The presence of fossil fuels correlates most of the times with intense violence during armed conflict and the influence of armed groups and organized crime. Colombia’s and Venezuela’s armed conflict has overlapped with extractive industries where deforestation, pollution, and militarized security forces have both displaced communities and damaged ecosystems. Women are some of the forefront environmental defenders but they face violence, threats, evictions while being the ones to organize water, food, and peacebuilding.

A group of villagers gathers water near Kalemie, DR Congo.

Credits: Alain Nkingi

Women can have different roles to play during conflict, especially after the fact. Upheavals of conflict can bring in new opportunities for transforming gender relations and promoting  more inclusive social, political and economic structures. This is more difficult in practice, as issues related to women’s rights get in the way with their participation in the process of state and peacebuilding. However, feminist climate analysis should target the system, not only the damage done. Gender is oftentimes also considered a nonpriority issue that is sidelined during conflict, and policymakers have insufficient knowledge in how to integrate a gender dimension into their strategies. Instead, a serious climate justice approach should question the political and economic entities that profit from militarization and environmental destruction, rather than treating them as separate crises.

Women face layered harm in these conflict zones, which is why a feminist perspective is necessary while discussing climate and peace frameworks. Failing to include this gender dimension into post-conflict policy has detrimental effects for both men and women, and in these cases, women’s roles in households and communities depend on their ability to access resources, even during conflict. Gender inequality has been shown to be linked to violent conflict, with an older study by the World Bank in 2003 finding that extreme and systematic gender inequality is correlated to political violence. So, even if daily life is disrupted by war, the responsibilities women carry remain the same but with more environmental pressures. In Sudan, displaced women are still tasked with collecting fuel and water, but deforestation in refugee camps forces them to travel further, exposing them to gendered risks such as rape and harassment.

States, especially those affected by conflict, should recognize the gender-specific impacts of the climate crisis and include these considerations into climate mitigation and conflict prevention.

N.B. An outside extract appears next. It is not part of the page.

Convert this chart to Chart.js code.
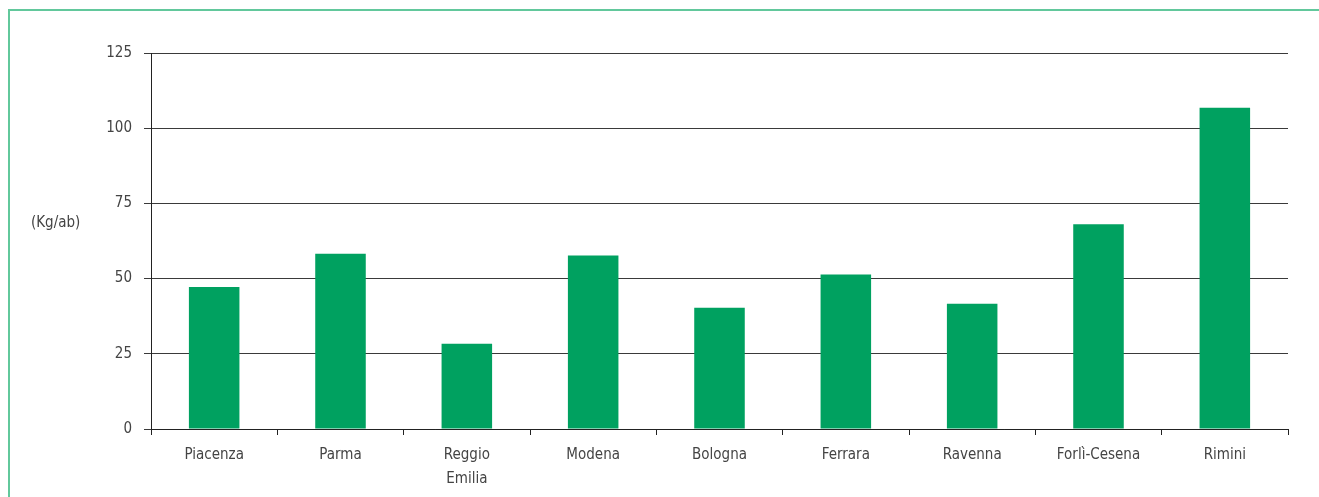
<!DOCTYPE html>
<html>
<head>
<meta charset="utf-8">
<script src="https://cdn.jsdelivr.net/npm/chart.js@4.4.1/dist/chart.umd.min.js"></script>
<style>
  html, body { margin: 0; padding: 0; background: #fff; }
  body { width: 1319px; height: 497px; position: relative; overflow: hidden; }
  #frame { position: absolute; left: 8px; top: 9px; width: 1330px; height: 520px;
           border-left: 2px solid #62c89c; border-top: 2px solid #62c89c; box-sizing: border-box; }
  #wrap { position: absolute; left: 0; top: 0; width: 1319px; height: 497px; }
  #ytitle { position: absolute; left: 31px; top: 212px; font-family: "Liberation Sans Narrow", "DejaVu Sans Condensed", sans-serif;
            font-size: 15px; color: #444; line-height: 20px; }
</style>
</head>
<body>
<div id="frame"></div>
<div id="wrap"><canvas id="c" width="1319" height="497"></canvas></div>
<div id="ytitle">(Kg/ab)</div>
<script>
const categories = ["Piacenza", "Parma", ["Reggio", "Emilia"], "Modena", "Bologna", "Ferrara", "Ravenna", "Forlì-Cesena", "Rimini"];
const values = [47.2, 58.3, 28.3, 57.7, 40.3, 51.4, 41.6, 68.1, 106.8];
const yTicks = [0, 25, 50, 75, 100, 125];

const FONT = "'Liberation Sans Narrow', 'DejaVu Sans Condensed', sans-serif";

new Chart(document.getElementById('c'), {
  type: 'bar',
  data: {
    labels: categories,
    datasets: [{
      data: values,
      backgroundColor: '#00a160',
      borderWidth: 0,
      barPercentage: 0.4,
      categoryPercentage: 1.0
    }]
  },
  options: {
    responsive: false,
    animation: false,
    devicePixelRatio: 1,
    layout: { padding: { left: 0, top: 53, right: 31, bottom: 0 } },
    plugins: { legend: { display: false }, tooltip: { enabled: false }, title: { display: false } },
    scales: {
      x: {
        offset: true,
        grid: { display: true, drawOnChartArea: false, drawTicks: true, tickLength: 6, color: '#222', offset: true },
        border: { display: true, color: '#222', width: 1 },
        ticks: { color: '#444', font: { family: FONT, size: 15, lineHeight: 1.6 }, padding: 8, maxRotation: 0, autoSkip: false },
        afterFit: (s) => { s.height = 68; }
      },
      y: {
        min: 0, max: 125,
        afterBuildTicks: (s) => { s.ticks = yTicks.map(v => ({ value: v })); },
        grid: { color: '#3a3a3a', lineWidth: 1, drawTicks: true, tickLength: 7 },
        border: { display: true, color: '#222', width: 1 },
        ticks: { color: '#444', font: { family: FONT, size: 15 }, padding: 12 },
        afterFit: (s) => { s.width = 151; }
      }
    }
  }
});
</script>
</body>
</html>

Thus, they should not only include assessments for the structural causes of conflict and gender inequality, as are corporate and colonial powers, but they should also create plans to end armaments and for fossil fuel and military divestment, demilitarisation, and disarmament. Instead, funds should be directed towards building systems of solidarity and care, mitigating the climate crisis, building green energy, ending hunger and poverty, and investing in gender equality.